> **Problem description**
Reproduce the listing below exactly. Pictures do not belong in the copy.

** Begin **

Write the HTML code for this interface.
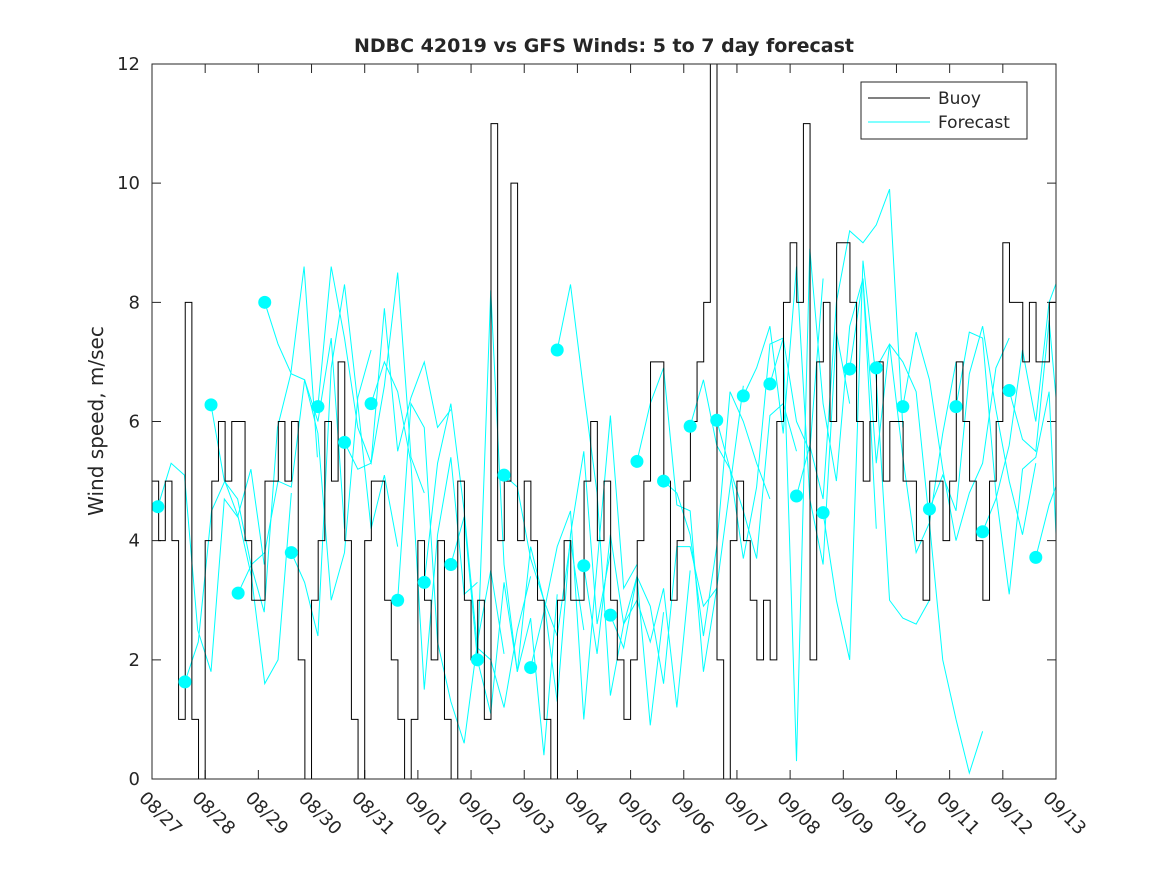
<!DOCTYPE html>
<html><head><meta charset="utf-8"><style>
body{margin:0;background:#fff;font-family:"Liberation Sans","DejaVu Sans",sans-serif}
svg text{font-family:"DejaVu Sans","Liberation Sans",sans-serif;fill:#262626}
</style></head><body>
<svg id="chart" width="1167" height="875">
<defs><clipPath id="pc"><rect x="152" y="64" width="904" height="715"/></clipPath></defs>
<rect width="1167" height="875" fill="#fff"/>
<text x="604" y="52" text-anchor="middle" font-size="19" font-weight="bold" fill="#000">NDBC 42019 vs GFS Winds: 5 to 7 day forecast</text>
<text transform="translate(103,421) rotate(-90)" text-anchor="middle" font-size="20">Wind speed, m/sec</text>
<g id="axes"></g>
<g id="plot" clip-path="url(#pc)"></g>
<rect x="152" y="64" width="904" height="715" fill="none" stroke="#262626" stroke-width="1"/>
<g>
<rect x="861" y="82" width="166" height="57" fill="#fff" stroke="#262626"/>
<g><line x1="868" y1="98" x2="930" y2="98" stroke="#000"/><text x="938" y="104" font-size="17">Buoy</text></g>
<g><line x1="868" y1="122" x2="930" y2="122" stroke="#0ff"/><text x="938" y="128" font-size="17">Forecast</text></g>
</g>
</svg>
<script>
const dateLabels=["08/27","08/28","08/29","08/30","08/31","09/01","09/02","09/03","09/04","09/05","09/06","09/07","09/08","09/09","09/10","09/11","09/12","09/13"];
const yTicks=[0,2,4,6,8,10,12];
// buoy, 3-hourly from 08/27 00h
const buoy=[5,4,5,4,1,8,1,0, 4,5,6,5,6,6,4,3, 3,5,5,6,5,6,2,0, 3,4,6,5,7,4,1,0,
 4,5,5,3,2,1,0,1, 4,3,2,4,1,0,5,3, 2,3,1,11,4,5,10,4, 5,4,3,1,0,3,4,3,
 3,5,6,4,5,3,2,1, 2,4,5,7,7,5,3,4, 5,6,7,8,12,2,0,4, 5,4,3,2,3,2,6,8,
 9,8,11,2,7,8,6,9, 9,8,6,5,6,7,5,6, 6,5,5,4,3,5,5,4, 5,7,6,5,4,3,5,6, 9,8,8,7,8,7,7,8];
const dotDays=[0.11,0.62,1.11,1.62,2.12,2.62,3.12,3.62,4.12,4.62,5.12,5.62,6.12,6.62,7.12,7.62,8.12,8.62,9.12,9.62,10.12,10.62,11.12,11.62,12.12,12.62,13.12,13.62,14.12,14.62,15.12,15.62,16.12,16.62];
const dotVals=[4.57,1.63,6.28,3.12,8.0,3.8,6.25,5.65,6.3,3.0,3.3,3.6,2.0,5.1,1.87,7.2,3.58,2.75,5.33,5.0,5.92,6.02,6.43,6.63,4.75,4.47,6.88,6.9,6.25,4.53,6.25,4.15,6.52,3.72];
const runs=[[5.3,5.1,2.5,1.8,4.7,4.4,5.2,3.6],[2.3,4.5,5.0,4.4,3.4,1.6,2.0,4.8],[5.0,4.7,3.6,2.8,5.9,6.8,8.6,5.4],[3.6,3.8,5.0,4.9,6.7,6.0,7.4,4.2],[7.3,6.8,6.7,5.8,3.0,3.8,6.4,7.2],
[3.3,2.4,6.9,8.3,6.3,4.2,5.1,3.9],[8.6,7.4,5.9,5.3,6.6,8.5,5.4,4.8],[5.2,5.3,7.9,5.5,6.4,7.0,5.9,6.2],[7.0,6.5,5.3,1.5,4.1,5.4,3.1,3.3],[6.3,5.9,2.3,1.3,0.6,2.3,3.5,2.1],
[5.3,6.3,4.5,2.2,2.0,1.2,2.5,3.4],[4.4,2.0,8.2,3.6,1.8,2.7,0.4,3.1],[1.1,3.3,1.8,3.9,3.0,2.4,4.0,2.5],[4.9,3.7,3.0,1.3,4.1,5.5,2.6,3.8],[2.8,3.9,4.5,1.0,3.6,6.1,3.2,3.6],
[8.3,6.5,4.8,1.4,2.6,3.4,0.9,2.8],[2.1,4.1,2.6,3.0,2.3,3.2,1.2,3.5],[2.2,3.4,2.9,1.6,3.9,3.9,2.9,3.2],[6.3,6.9,4.6,4.5,1.8,3.2,4.9,6.6],[4.8,4.1,2.4,3.9,6.5,6.0,5.3,4.7],
[6.7,5.6,5.2,4.5,3.7,6.1,6.3,5.5],[5.2,3.7,4.9,7.3,7.4,6.0,5.5,8.4],[6.9,7.6,5.8,8.6,4.7,3.6,7.5,6.3],[7.4,0.3,8.9,6.3,5.0,7.6,8.4,4.2],[5.6,4.7,8.0,9.2,9.0,9.3,9.9,5.9],
[3.0,2.0,8.7,6.7,3.0,2.7,2.6,3.0],[8.4,5.3,7.3,5.4,3.8,4.3,5.8,7.0],[7.3,7.0,6.5,4.3,2.0,1.0,0.1,0.8],[7.5,6.7,5.2,4.0,4.8,5.3,6.9,7.4],[5.1,4.5,6.8,7.6,6.2,5.0,4.1,5.3],
[7.5,7.4,4.8,3.1,5.2,5.4,6.5,1.9],[4.7,5.6,7.2,6.0,8.0,8.6,8.7,8.2],[5.7,5.5,7.7,5.2,4.8,7.8,8.9,9.4],[4.6,5.2,6.2,8.0,9.0,5.3]];
const X0=152,W=904,Y0=779,H=715;
const xs=d=>X0+d/17*W, ys=v=>Y0-v/12*H;
const NS="http://www.w3.org/2000/svg";
const g=document.getElementById('plot'), ax=document.getElementById('axes');
function mk(t,a,p){const e=document.createElementNS(NS,t);for(const k in a)e.setAttribute(k,a[k]);(p||g).appendChild(e);return e;}
yTicks.forEach(v=>{
 const y=ys(v);
 const tk=mk('path',{d:`M${X0} ${y}h9M${X0+W} ${y}h-9`,stroke:'#262626'},ax);
 
 
 const t=mk('text',{x:X0-12,y:y+6,'text-anchor':'end','font-size':18},ax);t.textContent=v;
 
 
});
dateLabels.forEach((s,i)=>{
 const x=xs(i);
 const tk=mk('path',{d:`M${x} ${Y0}v-9M${x} 64v9`,stroke:'#262626'},ax);
 
 
 const t=mk('text',{transform:`translate(${x-14},${Y0+20}) rotate(45)`,'font-size':18},ax);t.textContent=s;
 
 
});
runs.forEach((r,i)=>{
 let d=`M${xs(dotDays[i])} ${ys(dotVals[i])}`;
 r.forEach((v,j)=>{d+=`L${xs(dotDays[i]+(j+1)*0.25)} ${ys(v)}`;});
 const p=mk('path',{d,fill:'none',stroke:'#0ff','stroke-width':1});
 
 
});
const step=17/buoy.length;
let d=`M${xs(0)} ${ys(buoy[0])}`;
buoy.forEach((v,i)=>{d+=`L${xs(i*step)} ${ys(v)}L${xs((i+1)*step)} ${ys(v)}`;});
const bl=mk('path',{d,fill:'none',stroke:'#000','stroke-width':1});


dotDays.forEach((dd,i)=>{
 const c=mk('circle',{cx:xs(dd),cy:ys(dotVals[i]),r:6.5,fill:'#0ff'});
 
 
});
</script>
</body></html>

** End **

> **The completed task**
Write the HTML code for this interface.
<!DOCTYPE html>
<html><head><meta charset="utf-8"><style>
body{margin:0;background:#fff;font-family:"Liberation Sans","DejaVu Sans",sans-serif}
svg text{font-family:"DejaVu Sans","Liberation Sans",sans-serif;fill:#262626}
</style></head><body>
<svg id="chart" width="1167" height="875">
<defs><clipPath id="pc"><rect x="152" y="64" width="904" height="715"/></clipPath></defs>
<rect width="1167" height="875" fill="#fff"/>
<text x="604" y="52" text-anchor="middle" font-size="19" font-weight="bold" fill="#000">NDBC 42019 vs GFS Winds: 5 to 7 day forecast</text>
<text transform="translate(103,421) rotate(-90)" text-anchor="middle" font-size="20">Wind speed, m/sec</text>
<g id="axes"></g>
<g id="plot" clip-path="url(#pc)"></g>
<rect x="152" y="64" width="904" height="715" fill="none" stroke="#262626" stroke-width="1"/>
<g>
<rect x="861" y="82" width="166" height="57" fill="#fff" stroke="#262626"/>
<g><line x1="868" y1="98" x2="930" y2="98" stroke="#000"/><text x="938" y="104" font-size="17">Buoy</text></g>
<g><line x1="868" y1="122" x2="930" y2="122" stroke="#0ff"/><text x="938" y="128" font-size="17">Forecast</text></g>
</g>
</svg>
<script>
const dateLabels=["08/27","08/28","08/29","08/30","08/31","09/01","09/02","09/03","09/04","09/05","09/06","09/07","09/08","09/09","09/10","09/11","09/12","09/13"];
const yTicks=[0,2,4,6,8,10,12];
// buoy, 3-hourly from 08/27 00h
const buoy=[5,4,5,4,1,8,1,0, 4,5,6,5,6,6,4,3, 3,5,5,6,5,6,2,0, 3,4,6,5,7,4,1,0,
 4,5,5,3,2,1,0,1, 4,3,2,4,1,0,5,3, 2,3,1,11,4,5,10,4, 5,4,3,1,0,3,4,3,
 3,5,6,4,5,3,2,1, 2,4,5,7,7,5,3,4, 5,6,7,8,12,2,0,4, 5,4,3,2,3,2,6,8,
 9,8,11,2,7,8,6,9, 9,8,6,5,6,7,5,6, 6,5,5,4,3,5,5,4, 5,7,6,5,4,3,5,6, 9,8,8,7,8,7,7,8];
const dotDays=[0.11,0.62,1.11,1.62,2.12,2.62,3.12,3.62,4.12,4.62,5.12,5.62,6.12,6.62,7.12,7.62,8.12,8.62,9.12,9.62,10.12,10.62,11.12,11.62,12.12,12.62,13.12,13.62,14.12,14.62,15.12,15.62,16.12,16.62];
const dotVals=[4.57,1.63,6.28,3.12,8.0,3.8,6.25,5.65,6.3,3.0,3.3,3.6,2.0,5.1,1.87,7.2,3.58,2.75,5.33,5.0,5.92,6.02,6.43,6.63,4.75,4.47,6.88,6.9,6.25,4.53,6.25,4.15,6.52,3.72];
const runs=[[5.3,5.1,2.5,1.8,4.7,4.4,5.2,3.6],[2.3,4.5,5.0,4.4,3.4,1.6,2.0,4.8],[5.0,4.7,3.6,2.8,5.9,6.8,8.6,5.4],[3.6,3.8,5.0,4.9,6.7,6.0,7.4,4.2],[7.3,6.8,6.7,5.8,3.0,3.8,6.4,7.2],
[3.3,2.4,6.9,8.3,6.3,4.2,5.1,3.9],[8.6,7.4,5.9,5.3,6.6,8.5,5.4,4.8],[5.2,5.3,7.9,5.5,6.4,7.0,5.9,6.2],[7.0,6.5,5.3,1.5,4.1,5.4,3.1,3.3],[6.3,5.9,2.3,1.3,0.6,2.3,3.5,2.1],
[5.3,6.3,4.5,2.2,2.0,1.2,2.5,3.4],[4.4,2.0,8.2,3.6,1.8,2.7,0.4,3.1],[1.1,3.3,1.8,3.9,3.0,2.4,4.0,2.5],[4.9,3.7,3.0,1.3,4.1,5.5,2.6,3.8],[2.8,3.9,4.5,1.0,3.6,6.1,3.2,3.6],
[8.3,6.5,4.8,1.4,2.6,3.4,0.9,2.8],[2.1,4.1,2.6,3.0,2.3,3.2,1.2,3.5],[2.2,3.4,2.9,1.6,3.9,3.9,2.9,3.2],[6.3,6.9,4.6,4.5,1.8,3.2,4.9,6.6],[4.8,4.1,2.4,3.9,6.5,6.0,5.3,4.7],
[6.7,5.6,5.2,4.5,3.7,6.1,6.3,5.5],[5.2,3.7,4.9,7.3,7.4,6.0,5.5,8.4],[6.9,7.6,5.8,8.6,4.7,3.6,7.5,6.3],[7.4,0.3,8.9,6.3,5.0,7.6,8.4,4.2],[5.6,4.7,8.0,9.2,9.0,9.3,9.9,5.9],
[3.0,2.0,8.7,6.7,3.0,2.7,2.6,3.0],[8.4,5.3,7.3,5.4,3.8,4.3,5.8,7.0],[7.3,7.0,6.5,4.3,2.0,1.0,0.1,0.8],[7.5,6.7,5.2,4.0,4.8,5.3,6.9,7.4],[5.1,4.5,6.8,7.6,6.2,5.0,4.1,5.3],
[7.5,7.4,4.8,3.1,5.2,5.4,6.5,1.9],[4.7,5.6,7.2,6.0,8.0,8.6,8.7,8.2],[5.7,5.5,7.7,5.2,4.8,7.8,8.9,9.4],[4.6,5.2,6.2,8.0,9.0,5.3]];
const X0=152,W=904,Y0=779,H=715;
const xs=d=>X0+d/17*W, ys=v=>Y0-v/12*H;
const NS="http://www.w3.org/2000/svg";
const g=document.getElementById('plot'), ax=document.getElementById('axes');
function mk(t,a,p){const e=document.createElementNS(NS,t);for(const k in a)e.setAttribute(k,a[k]);(p||g).appendChild(e);return e;}
yTicks.forEach(v=>{
 const y=ys(v);
 const tk=mk('path',{d:`M${X0} ${y}h9M${X0+W} ${y}h-9`,stroke:'#262626'},ax);
 
 
 const t=mk('text',{x:X0-12,y:y+6,'text-anchor':'end','font-size':18},ax);t.textContent=v;
 
 
});
dateLabels.forEach((s,i)=>{
 const x=xs(i);
 const tk=mk('path',{d:`M${x} ${Y0}v-9M${x} 64v9`,stroke:'#262626'},ax);
 
 
 const t=mk('text',{transform:`translate(${x-14},${Y0+20}) rotate(45)`,'font-size':18},ax);t.textContent=s;
 
 
});
runs.forEach((r,i)=>{
 let d=`M${xs(dotDays[i])} ${ys(dotVals[i])}`;
 r.forEach((v,j)=>{d+=`L${xs(dotDays[i]+(j+1)*0.25)} ${ys(v)}`;});
 const p=mk('path',{d,fill:'none',stroke:'#0ff','stroke-width':1});
 
 
});
const step=17/buoy.length;
let d=`M${xs(0)} ${ys(buoy[0])}`;
buoy.forEach((v,i)=>{d+=`L${xs(i*step)} ${ys(v)}L${xs((i+1)*step)} ${ys(v)}`;});
const bl=mk('path',{d,fill:'none',stroke:'#000','stroke-width':1});


dotDays.forEach((dd,i)=>{
 const c=mk('circle',{cx:xs(dd),cy:ys(dotVals[i]),r:6.5,fill:'#0ff'});
 
 
});
</script>
</body></html>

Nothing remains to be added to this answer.